Bill on lower optional retirement age for gov’t workers passes 2nd reading
MANILA, Philippines — A bill seeking to lower the optional retirement age for government workers from 60 to 56 was approved by the House of Representatives, voting viva voce, on second reading on Wednesday.
House Bill No. 206 was principally authored by Makabayan bloc lawmakers — Alliance of Concerned Teachers Rep. France Castro, Gabriela Rep. Arlene Brosas, and Kabataan Rep. Raoul Manuel.
It was consolidated with 12 other similar bills.
Preconditions for early retirement
If enacted into law, it will amend the provision in the Government Service Insurance Act of 1997 that sets requirements on who can be eligible for optional early retirement.
Other preconditions, like a government worker needing to render 15 years of service first and not receiving a monthly pension due to disability, have been retained.
The pronoun “he” in the provisions was also removed to make the bill gender-neutral.
In her sponsorship speech, Castro said that the bill had several humanitarian considerations for older people who could not do strenuous work in their late 50s.
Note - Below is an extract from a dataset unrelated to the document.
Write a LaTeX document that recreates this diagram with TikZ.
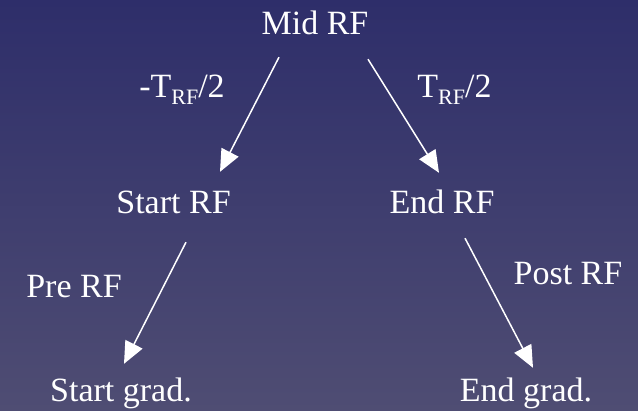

“Behind this proposal are many legal, rational, and humanitarian considerations, like the 1991 United Nations Principles for Older Persons which state that ‘Older persons should be able to participate in determining when and at what pace withdrawal from the labor force takes place’,” Castro said in Filipino.
“In accordance with this, we in the Committee agree that government workers who have served for 15 years, and have reached 56 years old can be given the freedom to choose optional retirement, with old-age pension benefits while they are living,” she added.
Castro also stressed that the bill would provide more benefits for government workers who would like to retire at an earlier age — because while they can opt to retire earlier due to permanent disability, not all workers meet the criteria set by the Government Service Insurance System (GSIS).
Furthermore, the lawmaker said the benefits for workers who retire due to permanent disability are smaller.
“The current law is very harsh on our government workers. Yes, they may apply for retirement due to permanent disability, but many of them would not fit the conditions set by GSIS for this. And of course, this has a smaller benefit. What happens most of the time is that they resort to unpaid leaves for a long time,” she said.
“But if they leave earlier than 60, they do not have the income for the present, and they cannot expect any retirement pay in the future. If they were asked, they would not want to endure these prospects, and many of them have told us that they hope to enjoy retirement while they have the chance to enjoy it,” she added.
A similar bill was filed in 2019, in the 18th Congress, and it was approved on the third and final reading.
That bill was also approved in the 17th Congress. However, GSIS officials had constantly expressed concerns about lowering the age of optional retirement, as it would mean reducing contributions as more workers could retire earlier.
Also, it would result in GSIS paying benefits to government workers earlier than expected.